Set task - Note how many lines include the word "with", and give that number by itself.

Data provided -
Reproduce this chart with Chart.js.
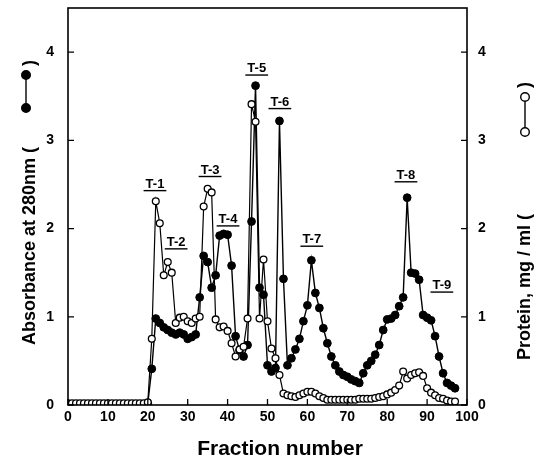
<!DOCTYPE html>
<html>
<head>
<meta charset="utf-8">
<script src="https://cdn.jsdelivr.net/npm/chart.js@4.4.1/dist/chart.umd.min.js"></script>
<style>
  html, body { margin: 0; padding: 0; background: #fff; }
  #wrap { width: 540px; height: 462px; }
</style>
</head>
<body>
<div id="wrap"><canvas id="elutionChart" width="540" height="462"></canvas></div>
<script>
// ========================
//    elution profile data
// ========================

// protein (open circles), fractions 0 - 97
const protFractions = [
  0, 1, 2, 3, 4, 5, 6, 7, 8, 9, 10, 11, 12, 13, 14, 15, 16, 17, 18, 19,
  20, 21, 22, 23, 24, 25, 26, 27, 28, 29, 30, 31, 32, 33, 34, 35, 36, 37, 38, 39,
  40, 41, 42, 43, 44, 45, 46, 47, 48, 49, 50, 51, 52, 53, 54, 55, 56, 57, 58, 59,
  60, 61, 62, 63, 64, 65, 66, 67, 68, 69, 70, 71, 72, 73, 74, 75, 76, 77, 78, 79,
  80, 81, 82, 83, 84, 85, 86, 87, 88, 89, 90, 91, 92, 93, 94, 95, 96, 97
];
const protein = [
  0.02, 0.02, 0.02, 0.02, 0.02, 0.02, 0.02, 0.02, 0.02, 0.02, 0.02, 0.02, 0.02, 0.02, 0.02, 0.02, 0.02, 0.02, 0.02, 0.02,
  0.03, 0.75, 2.31, 2.06, 1.47, 1.62, 1.50, 0.93, 0.99, 1.00, 0.95, 0.93, 0.98, 1.00, 2.25, 2.45, 2.41, 0.97, 0.88, 0.89,
  0.84, 0.70, 0.55, 0.63, 0.66, 0.98, 3.41, 3.21, 0.98, 1.65, 0.95, 0.64, 0.53, 0.34, 0.13, 0.11, 0.10, 0.09, 0.11, 0.13,
  0.15, 0.15, 0.13, 0.10, 0.08, 0.06, 0.06, 0.06, 0.06, 0.06, 0.06, 0.06, 0.06, 0.07, 0.07, 0.07, 0.07, 0.08, 0.09, 0.10,
  0.12, 0.14, 0.17, 0.22, 0.38, 0.30, 0.34, 0.36, 0.37, 0.33, 0.19, 0.14, 0.11, 0.08, 0.07, 0.05, 0.04, 0.04
];

// absorbance at 280nm (filled circles), fractions 20 - 97
const absFractions = [
  20, 21, 22, 23, 24, 25, 26, 27, 28, 29, 30, 31, 32, 33, 34, 35, 36, 37, 38, 39,
  40, 41, 42, 43, 44, 45, 46, 47, 48, 49, 50, 51, 52, 53, 54, 55, 56, 57, 58, 59,
  60, 61, 62, 63, 64, 65, 66, 67, 68, 69, 70, 71, 72, 73, 74, 75, 76, 77, 78, 79,
  80, 81, 82, 83, 84, 85, 86, 87, 88, 89, 90, 91, 92, 93, 94, 95, 96, 97
];
const absorbance = [
  0.02, 0.41, 0.98, 0.93, 0.88, 0.85, 0.82, 0.80, 0.82, 0.80, 0.75, 0.77, 0.80, 1.22, 1.69, 1.62, 1.33, 1.47, 1.92, 1.94,
  1.93, 1.58, 0.78, 0.62, 0.55, 0.68, 2.08, 3.62, 1.33, 1.25, 0.45, 0.38, 0.42, 3.22, 1.43, 0.45, 0.53, 0.63, 0.75, 0.95,
  1.13, 1.64, 1.27, 1.10, 0.87, 0.70, 0.55, 0.45, 0.38, 0.34, 0.32, 0.29, 0.27, 0.25, 0.36, 0.45, 0.50, 0.57, 0.68, 0.85,
  0.97, 0.98, 1.02, 1.12, 1.22, 2.35, 1.50, 1.49, 1.42, 1.02, 0.99, 0.96, 0.78, 0.55, 0.36, 0.25, 0.22, 0.19
];

// axis ticks
const xTicks = [0, 10, 20, 30, 40, 50, 60, 70, 80, 90, 100];
const yTicks = [0, 1, 2, 3, 4];

// pooled peaks: name, fraction (centre) and level of the underline
const peakNames = ["T-1", "T-2", "T-3", "T-4", "T-5", "T-6", "T-7", "T-8", "T-9"];
const peakFraction = [21.8, 27.1, 35.6, 40.1, 47.3, 53.1, 61.1, 84.7, 93.7];
const peakLevel = [2.43, 1.77, 2.59, 2.03, 3.74, 3.36, 1.80, 2.53, 1.28];

// =========================
//   helpers / drawing
// =========================
const FONT = '"Liberation Sans", Arial, Helvetica, sans-serif';
const toPoints = (xs, ys) => xs.map((x, i) => ({ x: x, y: ys[i] }));

// frame, inward ticks, peak labels and the axis titles
const framePlugin = {
  id: 'frame',
  afterDraw(chart) {
    const ctx = chart.ctx;
    const { left, right, top, bottom } = chart.chartArea;
    const sx = chart.scales.x, sy = chart.scales.y, sy2 = chart.scales.y2;

    ctx.save();
    ctx.strokeStyle = '#000';
    ctx.lineWidth = 1.6;
    ctx.strokeRect(left, top, right - left, bottom - top);

    // inward tick marks
    ctx.lineWidth = 1.3;
    ctx.beginPath();
    xTicks.forEach(v => {
      const px = sx.getPixelForValue(v);
      ctx.moveTo(px, bottom); ctx.lineTo(px, bottom - 6);
    });
    yTicks.forEach(v => {
      const py = sy.getPixelForValue(v);
      ctx.moveTo(left, py); ctx.lineTo(left + 6, py);
      const py2 = sy2.getPixelForValue(v);
      ctx.moveTo(right, py2); ctx.lineTo(right - 6, py2);
    });
    ctx.stroke();

    // peak labels with underline
    ctx.fillStyle = '#000';
    ctx.font = 'bold 13px ' + FONT;
    ctx.textAlign = 'center';
    ctx.textBaseline = 'alphabetic';
    peakNames.forEach((name, i) => {
      const px = sx.getPixelForValue(peakFraction[i]);
      const py = sy.getPixelForValue(peakLevel[i]);
      const w = ctx.measureText(name).width;
      ctx.fillText(name, px, py - 3);
      ctx.lineWidth = 1.4;
      ctx.beginPath();
      ctx.moveTo(px - w / 2 - 2, py);
      ctx.lineTo(px + w / 2 + 2, py);
      ctx.stroke();
    });

    // x title
    ctx.font = 'bold 21px ' + FONT;
    ctx.textBaseline = 'middle';
    ctx.fillText('Fraction number', 280, 449);

    // left title + filled symbol
    ctx.font = 'bold 18px ' + FONT;
    ctx.textAlign = 'left';
    ctx.textBaseline = 'alphabetic';
    ctx.save();
    ctx.translate(35, 345);
    ctx.rotate(-Math.PI / 2);
    ctx.fillText('Absorbance at 280nm (', 0, 0);
    ctx.restore();
    drawSymbol(ctx, 26, 108, 75, true);
    ctx.save();
    ctx.translate(35, 66);
    ctx.rotate(-Math.PI / 2);
    ctx.fillText(')', 0, 0);
    ctx.restore();

    // right title + open symbol
    ctx.save();
    ctx.translate(530, 360);
    ctx.rotate(-Math.PI / 2);
    ctx.fillText('Protein, mg / ml (', 0, 0);
    ctx.restore();
    drawSymbol(ctx, 525, 132, 97, false);
    ctx.save();
    ctx.translate(530, 88);
    ctx.rotate(-Math.PI / 2);
    ctx.fillText(')', 0, 0);
    ctx.restore();

    ctx.restore();
  }
};

function drawSymbol(ctx, x, y1, y2, filled) {
  ctx.save();
  ctx.strokeStyle = '#000';
  ctx.lineWidth = 1.4;
  ctx.beginPath();
  ctx.moveTo(x, y1); ctx.lineTo(x, y2);
  ctx.stroke();
  [y1, y2].forEach(y => {
    ctx.beginPath();
    ctx.arc(x, y, 4.3, 0, Math.PI * 2);
    ctx.fillStyle = filled ? '#000' : '#fff';
    ctx.fill();
    ctx.stroke();
  });
  ctx.restore();
}

const tickFont = { family: FONT, weight: 'bold', size: 14 };

// fixed box sizes so the plot area lands where the figure has it
function fixVertical(width) {
  return s => { s.width = width; s.paddingTop = 0; s.paddingBottom = 0; };
}

new Chart(document.getElementById('elutionChart'), {
  type: 'line',
  data: {
    datasets: [
      {
        label: 'Protein, mg / ml',
        data: toPoints(protFractions, protein),
        yAxisID: 'y2',
        borderColor: '#000',
        borderWidth: 1.2,
        pointRadius: 3.4,
        pointBackgroundColor: '#fff',
        pointBorderColor: '#000',
        pointBorderWidth: 1.3,
        tension: 0
      },
      {
        label: 'Absorbance at 280nm',
        data: toPoints(absFractions, absorbance),
        yAxisID: 'y',
        borderColor: '#000',
        borderWidth: 1.4,
        pointRadius: 3.9,
        pointBackgroundColor: '#000',
        pointBorderColor: '#000',
        pointBorderWidth: 1,
        tension: 0
      }
    ]
  },
  options: {
    responsive: false,
    animation: false,
    devicePixelRatio: 1,
    layout: { padding: { top: 8, left: 0, right: 0, bottom: 0 } },
    plugins: { legend: { display: false }, tooltip: { enabled: false } },
    scales: {
      x: {
        type: 'linear', min: 0, max: 100,
        ticks: { stepSize: 10, font: tickFont, color: '#000', padding: 4, maxRotation: 0 },
        grid: { display: false, drawTicks: false },
        border: { display: false },
        afterFit(s) { s.height = 57; s.paddingLeft = 0; s.paddingRight = 0; }
      },
      y: {
        position: 'left', min: 0, max: 4.5,
        ticks: { stepSize: 1, includeBounds: false, font: tickFont, color: '#000', padding: 14 },
        grid: { display: false, drawTicks: false },
        border: { display: false },
        afterFit: fixVertical(68)
      },
      y2: {
        position: 'right', min: 0, max: 4.5,
        ticks: { stepSize: 1, includeBounds: false, font: tickFont, color: '#000', padding: 11 },
        grid: { display: false, drawTicks: false },
        border: { display: false },
        afterFit: fixVertical(73)
      }
    }
  },
  plugins: [framePlugin]
});
</script>
</body>
</html>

Final result - 2